No era muy difícil ver en esa acumulación de atribuciones una necesidad de exhibir autoridad, ya que ningún otro presidente latinoamericano siente la necesidad de aclarar que es también jefe de Estado y de Gobierno y comandante de las Fuerzas Armadas. Quizás por eso terminó cambiando su bio, y ahora se fue al otro extremo: “Papá de Layla”, es lo único que dice.
En su primera noche como presidente estrenó una fórmula que repetiría hasta el cansancio: tuits que comienzan con “Se ordena…” y concluyen con alguna disposición. Lo que el Poder Ejecutivo hace habitualmente a través de resoluciones administrativas y decretos, solo que por Twitter, sin pasar por ningún canal institucional.
La mayoría de las exigencias tenían que ver con el despido de funcionarios del gobierno anterior, expuestos casi como si fueran criminales. Esa dinámica llevó a los ministros a tener que responder por el mismo medio. “Su orden será cumplida de inmediato Presidente”, contesta, por ejemplo, la canciller Alexandra Hill Tinoco.
“Desde su llegada al Ejecutivo, Bukele ha centralizado la mayoría de las decisiones y manejado con elevada opacidad distintos ámbitos y temas de elevado interés público, como las políticas de seguridad —dijo Aguilar—. Desplegó mecanismos ilegítimos de acoso y anulación abierta de opositores, impulsó campañas comunicacionales para movilizar y manipular a la gente a su favor, y alardea de su nivel de respaldo popular, que utiliza para socavar a la oposición. Militarizó aún más la seguridad pública y dio una elevada preponderancia al Ejército. Estamos ante un nuevo ciclo de regresión autoritaria, que amenaza con revertir los pocos avances logrados en estas últimas tres décadas”.
Bukele llegó al absurdo de escribir una noche a sus seguidores “se les ordena que vayan a dormir”. Evidentemente, lo hizo a modo de broma. De la misma manera, se tomó una selfie en el estrado de la Asamblea General de la ONU en Nueva York para mostrar que es un organismo obsoleto, que a la “gente común” no le importa. El problema es que son instituciones como el Congreso o la ONU las únicas instancias en las que se pueden ejecutar políticas consensuadas, que es lo que distingue a un orden democrático de uno autocrático. En las redes sociales no se puede.
En Twitter es muy fácil sentar una posición tajante, pero es mucho más difícil desarrollar una idea compleja. Es más simple pelearse insultando a alguien que intercambiar ideas.
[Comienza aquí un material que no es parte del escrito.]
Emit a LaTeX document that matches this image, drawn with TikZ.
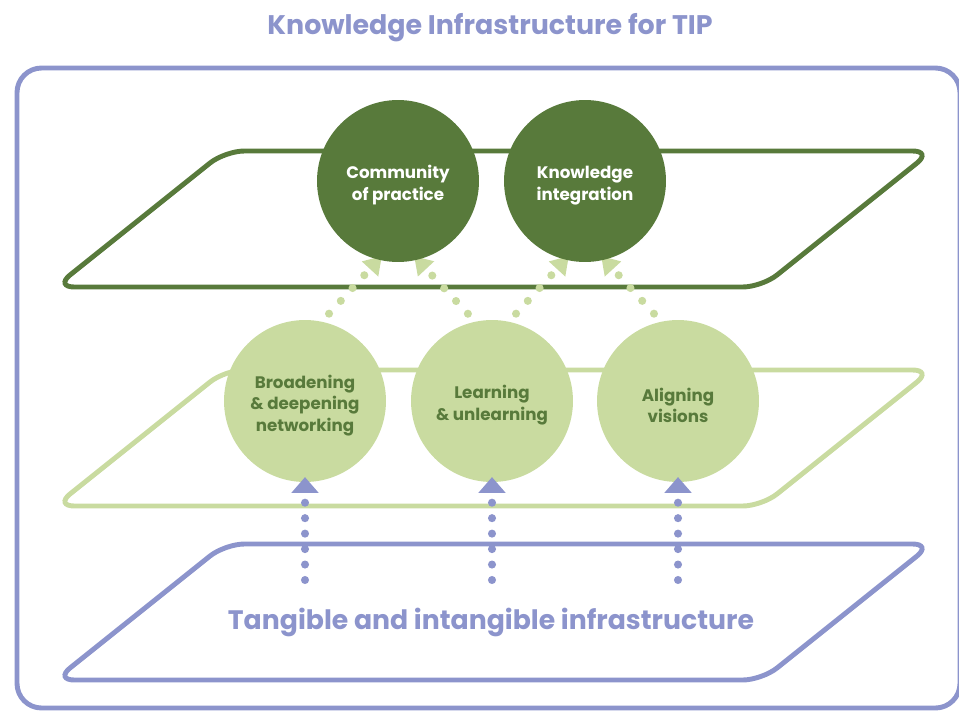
\documentclass[tikz,border=0pt]{standalone}
\usepackage{fontspec}
\setmainfont{Poppins}
\usepackage{xcolor}
\usetikzlibrary{arrows.meta,positioning}

\definecolor{tipPurple}{HTML}{8C94CC}
\definecolor{darkGreen}{HTML}{587A3B}
\definecolor{lightGreen}{HTML}{C9DBA0}

\pgfdeclarelayer{bg}
\pgfsetlayers{bg,main}

% pushes the label a little down in its circle
\newcommand{\lowerby}{\rule{0pt}{12.5pt}}

\tikzset{
  plane/.style={line width=2.8pt, rounded corners=11pt},
  bubble/.style={circle, minimum size=3.24cm, inner sep=0pt, align=center,
    font=\fontsize{9.5}{12.3}\selectfont\bfseries},
  greendots/.style={lightGreen, line width=4.6pt, line cap=round,
    dash pattern=on 0pt off 9.9pt, shorten <=6pt, shorten >=-3pt,
    -{Triangle[width=12pt,length=10pt]}},
  purpledots/.style={tipPurple, line width=4.6pt, line cap=round,
    dash pattern=on 0pt off 8.8pt, shorten >=-3pt,
    -{Triangle[width=15pt,length=9pt]}}
}

\begin{document}
\begin{tikzpicture}[x=0.02cm,y=-0.02cm]
\useasboundingbox (0,0) rectangle (959,710);

% Title and outer frame
\node[tipPurple,font=\fontsize{15.3}{18}\selectfont\bfseries] (title) at (490,28) {Knowledge Infrastructure for TIP};
\draw[tipPurple,line width=2.8pt,rounded corners=14pt] (17,68) rectangle (960,708);

% Three planes
\begin{pgfonlayer}{bg}
\foreach \y/\col in {151/darkGreen, 370/lightGreen, 544/tipPurple}
  \draw[plane,\col] (55,\y+136) -- (762,\y+136) -- (932,\y) -- (225,\y) -- cycle;
\end{pgfonlayer}

% Upper circles
\node[bubble,fill=darkGreen,text=white] (cop) at (398,181) {\lowerby Community\\of practice};
\node[bubble,fill=darkGreen,text=white] (ki) at (585,181) {\lowerby Knowledge\\integration};

% Middle circles
\node[bubble,fill=lightGreen,text=darkGreen] (bdn) at (305,401) {\lowerby Broadening\\\& deepening\\networking};
\node[bubble,fill=lightGreen,text=darkGreen] (lu) at (492,401) {\lowerby Learning\\\& unlearning};
\node[bubble,fill=lightGreen,text=darkGreen] (av) at (678,401) {\lowerby Aligning\\visions};

% Dotted links up to the top plane
\begin{pgfonlayer}{bg}
\draw[greendots] (bdn.78) -- (cop.256);
\draw[greendots] (lu.102) -- (cop.284);
\draw[greendots] (lu.78) -- (ki.256);
\draw[greendots] (av.102) -- (ki.284);
\end{pgfonlayer}

% Dotted links from the infrastructure
\coordinate (s1) at (305,580);
\coordinate (s2) at (492,580);
\coordinate (s3) at (678,580);
\draw[purpledots] (s1) -- (bdn.south);
\draw[purpledots] (s2) -- (lu.south);
\draw[purpledots] (s3) -- (av.south);

\node[tipPurple,font=\fontsize{15.2}{18}\selectfont\bfseries] (infra) at (491,622) {Tangible and intangible infrastructure};
\end{tikzpicture}
\end{document}
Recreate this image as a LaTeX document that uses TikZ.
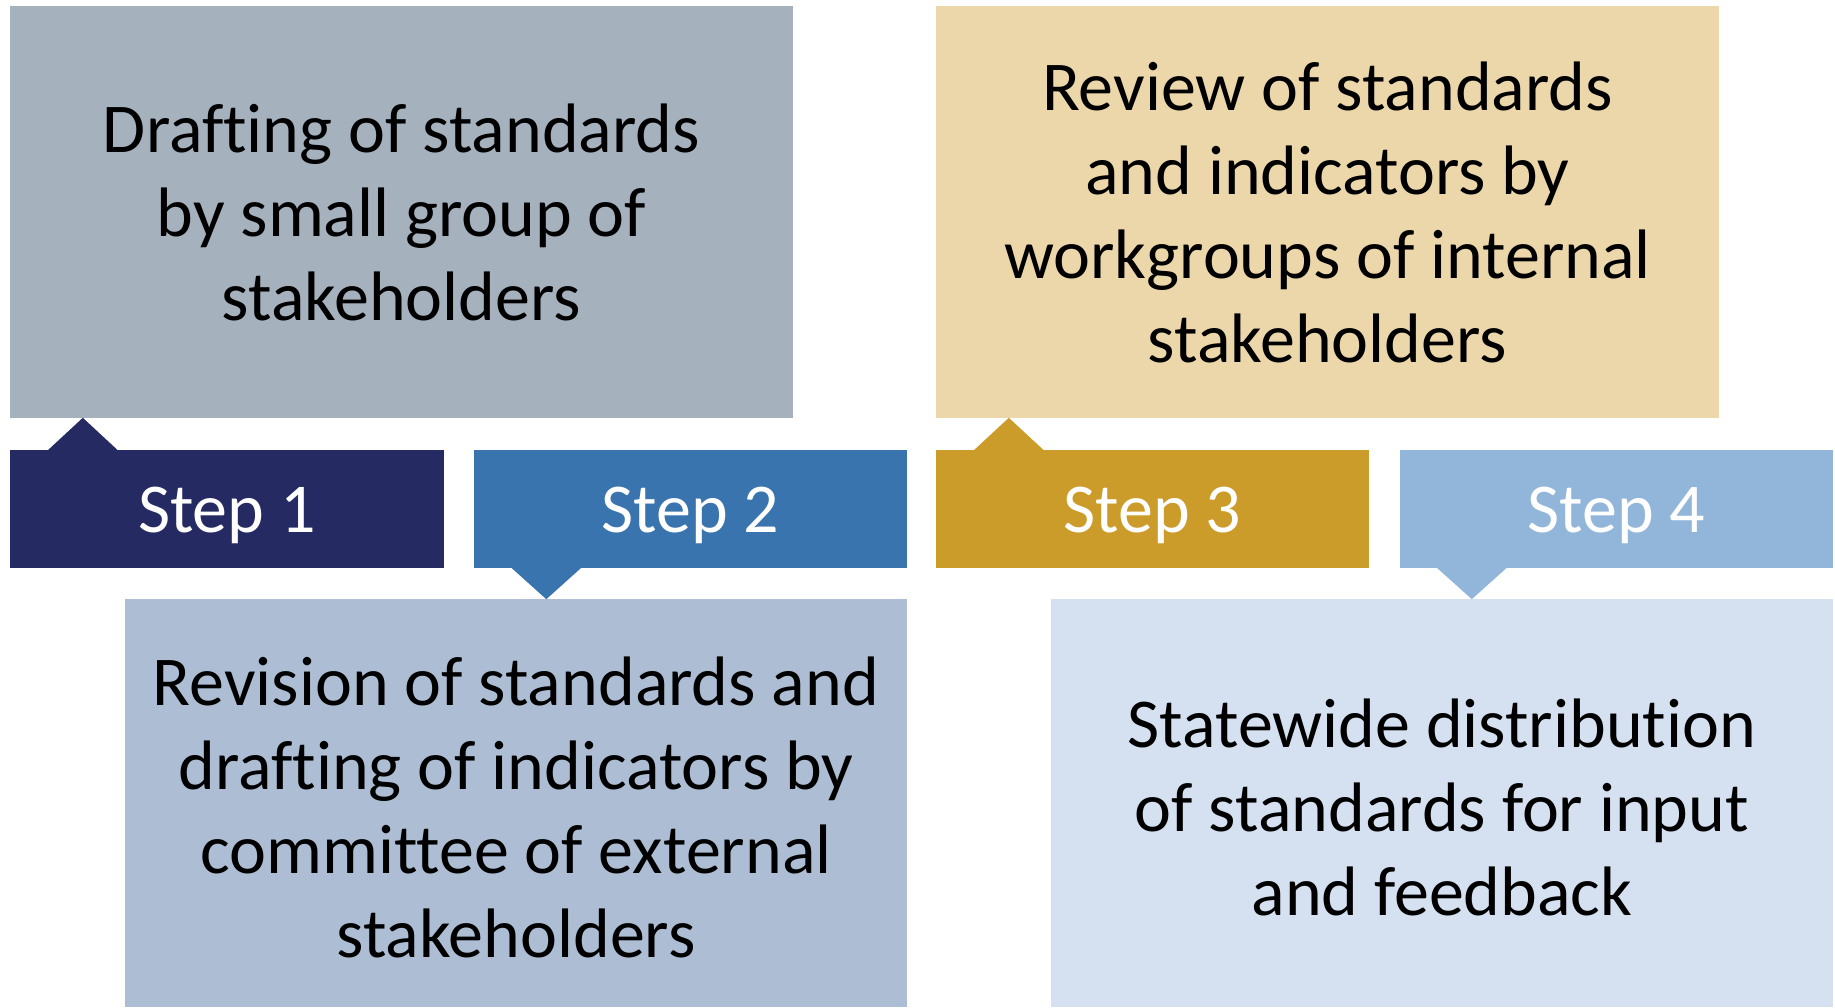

Las redes sociales, pensadas para conectar, han sido más eficaces para degradar el debate público y potenciar polarizaciones maniqueas. Bukele es un presidente millennial, hijo de la era de las redes. No debería llamar la atención que sea narcisista e intolerante con las críticas, ni que tenga debilidades autoritarias.
“Lo acontecido no es poco para el proceso democrático salvadoreño, y no se reduce a los desatinos presidenciales. El llamado a la insurrección, la amenaza de ‘apretar el botón’, que hizo pensar a muchos en la aplicación de alguna medida de procesamiento a los legisladores que estaban en supuesto desacato. La afirmación ‘está claro quién tiene el poder aquí’, expresada por el presidente al interior de un edificio legislativo invadido por tropas. Todo ello es apenas el fenómeno, la anécdota de una situación de mayor profundidad. Nada mostró mejor la vulnerabilidad de la democracia que observar a comandos del Ejército con rifles de asalto tomar posiciones en la Asamblea. La presencia mediática del Ministro de la Defensa expresando su lealtad al Presidente como si el Estado se encontrase ante la presencia de un enemigo interno fue otra evidencia de lo poco que nos hemos transformado”, concluyó Ramos.